Prominent supporters including Yanis Varoufakis, the former Greek finance minister and economist, Pink Floyd’s Roger Waters and designer Vivienne Westwood, joined crowds on the march from the Australian embassy to Parliament Square ahead of an extradition hearing on Monday.

Demonstrators held signs which read “don’t extradite Assange” and “no extraordinary rendition”.

The 48-year-old faces 18 charges in the US related the Wikileaks’s publication of sensitive state documents a decade ago. Mr Assange is currently being held in London’s high-security Belmarsh prison and could be jailed for up to 175 years in the US if convicted.
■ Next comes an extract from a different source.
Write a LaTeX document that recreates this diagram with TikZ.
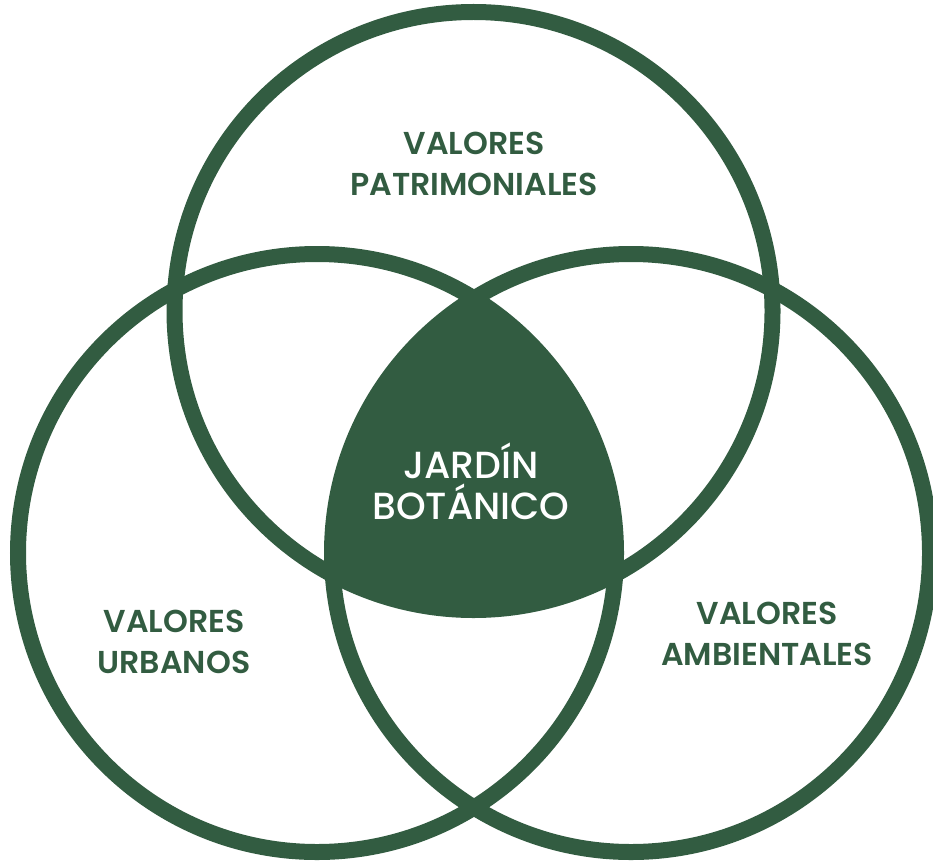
\documentclass[tikz,border=0pt]{standalone}
\usepackage{fontspec}
\setmainfont{Poppins}[BoldFont=Poppins SemiBold]
\newfontfamily\midfont{Poppins Medium}
\usetikzlibrary{positioning}
\definecolor{leafgreen}{RGB}{50, 92, 65}

\tikzset{
  ring/.style={draw=leafgreen, line width=0.32cm},
  valuelabel/.style={leafgreen, font=\bfseries\fontsize{18}{23}\selectfont, align=center},
  corelabel/.style={white, font=\midfont\fontsize{21.5}{23.5}\selectfont, align=center}
}

\begin{document}
\begin{tikzpicture}
    \useasboundingbox (0,0) rectangle (18.66,17.22);

    % Centres of the three circles
    \coordinate (top) at (9.47, 11.0);
    \coordinate (left) at (6.34, 6.16);
    \coordinate (right) at (12.62, 6.16);

    % Shared area of all three circles (filled)
    \begin{scope}
        \clip (top) circle (5.98);
        \clip (left) circle (5.98);
        \fill[leafgreen] (right) circle (5.98);
    \end{scope}

    % The three rings
    \draw[ring] (top) circle (5.98);
    \draw[ring] (left) circle (5.98);
    \draw[ring] (right) circle (5.98);

    % Labels
    \node[valuelabel] (patrimonial) at (9.48, 13.94) {VALORES\\PATRIMONIALES};
    \node[valuelabel] (urban) at (3.48, 4.38) {VALORES\\URBANOS};
    \node[valuelabel] (ambient) at (15.34, 4.54) {VALORES\\AMBIENTALES};
    \node[corelabel] (garden) at (9.42, 7.6) {JARDÍN\\BOTÁNICO};

\end{tikzpicture}
\end{document}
“This is the most important case in history – in human history, in the history of the animals and all the life forces on this planet”, said Westwood, who described herself as an “angel of democracy” and spoke from a podium while wearing a homemade halo.

“If we can get Julian out it can crack the wall of corruption”, she added in a speech which she closed with the words “free Assange, rock and roll”.

Mr Assange’s father, John Shipton, said he did not understand why his son had been imprisoned in the UK while urging those at the rally to fight to “free Julian from the Niagara of malice that emanates from the Crown Prosecution Service”.

Kristinn Hrafnsonn, editor-in chief-of Wikileaks, said the website’s founder was facing a “dark force”.

He added: “We must stop it. We must stop this force, this is not about left or right in politics, we can unite on this. It is a dark force against us.”

Mr Assange was arrested at the Ecuadorian embassy in London in April, having claimed asylum in the building for seven years to avoid extradition to Sweden over sex offence allegations, which he has always denied.

Sweden has since dropped its investigation into Mr Assange due to the length of time that has passed since the alleged incidents took place.

Many of the charges the activist could face in the US relate to Mr Assange’s founding and work on Wikileaks – which published sensitive and classified documents, including more than a million files leaked by US army intelligence analyst Chelsea Manning.

Human rights organisations have raised concerns over the duration of Mr Assange’s incarceration, including his time spent at HMP Belmarsh and in the Ecuadorean embassy.

In May, Nils Melzer, the UN’s Special Rapporteur on torture, condemned the “deliberate, concerted and sustained nature of the abuse inflicted on Mr Assange”.

He added: “In 20 years of work with victims of war, violence and political persecution, I have never seen a group of democratic states ganging up to deliberately isolate, demonise and abuse a single individual for such a long time and with so little regard for human dignity and the rule of law. The collective persecution of Julian Assange must end here and now.”